● **Source material**:

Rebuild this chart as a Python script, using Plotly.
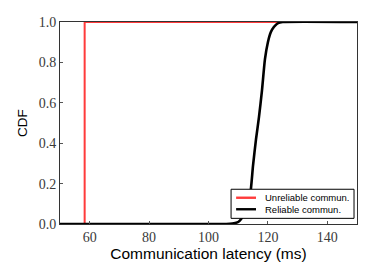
import plotly.graph_objects as go

# Unreliable communication: step CDF
unrel_x = [50, 58.3, 58.3, 150]
unrel_cdf = [0, 0, 1, 1]

# Reliable communication CDF
rel_x = [50, 106, 108, 109, 110, 111, 112, 113, 114, 115, 116, 117, 118, 119, 120, 121, 122, 123, 124, 125, 150]
rel_cdf = [0, 0, 0.002, 0.005, 0.01, 0.025, 0.05, 0.09, 0.14, 0.29, 0.42, 0.53, 0.66, 0.815, 0.9, 0.95, 0.975, 0.99, 0.997, 1.0, 1.0]

x_ticks = [60, 80, 100, 120, 140]
y_ticks = [0.0, 0.2, 0.4, 0.6, 0.8, 1.0]

series_names = ["Unreliable commun.", "Reliable commun."]
series_colors = ["#ff3b3b", "black"]

fig = go.Figure()
fig.add_trace(go.Scatter(x=unrel_x, y=unrel_cdf, mode="lines",
                         line=dict(color=series_colors[0], width=2),
                         name=series_names[0], showlegend=False))
fig.add_trace(go.Scatter(x=rel_x, y=rel_cdf, mode="lines",
                         line=dict(color=series_colors[1], width=2.6, shape="spline", smoothing=0.6),
                         name=series_names[1], showlegend=False))

# Compact legend box (drawn in paper coordinates)
shapes = [dict(type="rect", xref="paper", yref="paper", x0=0.576, x1=0.99, y0=0.028, y1=0.172,
               fillcolor="white", line=dict(color="black", width=1), layer="above")]
annotations = []
for i, (nm, col) in enumerate(zip(series_names, series_colors)):
    yy = 0.130 - i * 0.057
    shapes.append(dict(type="line", xref="paper", yref="paper", x0=0.593, x1=0.660, y0=yy, y1=yy,
                       line=dict(color=col, width=2.4), layer="above"))
    annotations.append(dict(xref="paper", yref="paper", x=0.682, y=yy, text=nm, showarrow=False,
                            xanchor="left", yanchor="middle",
                            font=dict(family="Liberation Sans", size=9.5, color="black")))

serif = dict(family="Liberation Serif", size=14, color="#3a3a3a")
fig.update_layout(
    width=358, height=264,
    margin=dict(l=52, r=9, t=14, b=48),
    plot_bgcolor="white", paper_bgcolor="white",
    showlegend=False,
    shapes=shapes, annotations=annotations,
    xaxis=dict(range=[50, 150], tickvals=x_ticks, ticks="inside", ticklen=3,
               tickcolor="#555", showline=True, mirror=True, linecolor="#333",
               linewidth=1, showgrid=False, zeroline=False, tickfont=serif,
               automargin=False,
               title=dict(text="Communication latency (ms)",
                          font=dict(family="Liberation Sans", size=15.5, color="black"),
                          standoff=0)),
    yaxis=dict(range=[0, 1], tickvals=y_ticks, tickformat=".1f", ticks="inside",
               ticklen=3, tickcolor="#555", showline=True, mirror=True,
               linecolor="#333", linewidth=1, showgrid=False, zeroline=False,
               tickfont=serif, automargin=False,
               title=dict(text="CDF", font=dict(family="Liberation Sans", size=13.5, color="black"),
                          standoff=7)),
)
fig.write_html("out.html")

● **Given problem**:
Copy out all of the material exactly as written, without its pictures.

● **Output below**:
Rebuild this chart as a Python script, using Plotly.
import plotly.graph_objects as go

# Unreliable communication: step CDF
unrel_x = [50, 58.3, 58.3, 150]
unrel_cdf = [0, 0, 1, 1]

# Reliable communication CDF
rel_x = [50, 106, 108, 109, 110, 111, 112, 113, 114, 115, 116, 117, 118, 119, 120, 121, 122, 123, 124, 125, 150]
rel_cdf = [0, 0, 0.002, 0.005, 0.01, 0.025, 0.05, 0.09, 0.14, 0.29, 0.42, 0.53, 0.66, 0.815, 0.9, 0.95, 0.975, 0.99, 0.997, 1.0, 1.0]

x_ticks = [60, 80, 100, 120, 140]
y_ticks = [0.0, 0.2, 0.4, 0.6, 0.8, 1.0]

series_names = ["Unreliable commun.", "Reliable commun."]
series_colors = ["#ff3b3b", "black"]

fig = go.Figure()
fig.add_trace(go.Scatter(x=unrel_x, y=unrel_cdf, mode="lines",
                         line=dict(color=series_colors[0], width=2),
                         name=series_names[0], showlegend=False))
fig.add_trace(go.Scatter(x=rel_x, y=rel_cdf, mode="lines",
                         line=dict(color=series_colors[1], width=2.6, shape="spline", smoothing=0.6),
                         name=series_names[1], showlegend=False))

# Compact legend box (drawn in paper coordinates)
shapes = [dict(type="rect", xref="paper", yref="paper", x0=0.576, x1=0.99, y0=0.028, y1=0.172,
               fillcolor="white", line=dict(color="black", width=1), layer="above")]
annotations = []
for i, (nm, col) in enumerate(zip(series_names, series_colors)):
    yy = 0.130 - i * 0.057
    shapes.append(dict(type="line", xref="paper", yref="paper", x0=0.593, x1=0.660, y0=yy, y1=yy,
                       line=dict(color=col, width=2.4), layer="above"))
    annotations.append(dict(xref="paper", yref="paper", x=0.682, y=yy, text=nm, showarrow=False,
                            xanchor="left", yanchor="middle",
                            font=dict(family="Liberation Sans", size=9.5, color="black")))

serif = dict(family="Liberation Serif", size=14, color="#3a3a3a")
fig.update_layout(
    width=358, height=264,
    margin=dict(l=52, r=9, t=14, b=48),
    plot_bgcolor="white", paper_bgcolor="white",
    showlegend=False,
    shapes=shapes, annotations=annotations,
    xaxis=dict(range=[50, 150], tickvals=x_ticks, ticks="inside", ticklen=3,
               tickcolor="#555", showline=True, mirror=True, linecolor="#333",
               linewidth=1, showgrid=False, zeroline=False, tickfont=serif,
               automargin=False,
               title=dict(text="Communication latency (ms)",
                          font=dict(family="Liberation Sans", size=15.5, color="black"),
                          standoff=0)),
    yaxis=dict(range=[0, 1], tickvals=y_ticks, tickformat=".1f", ticks="inside",
               ticklen=3, tickcolor="#555", showline=True, mirror=True,
               linecolor="#333", linewidth=1, showgrid=False, zeroline=False,
               tickfont=serif, automargin=False,
               title=dict(text="CDF", font=dict(family="Liberation Sans", size=13.5, color="black"),
                          standoff=7)),
)
fig.write_html("out.html")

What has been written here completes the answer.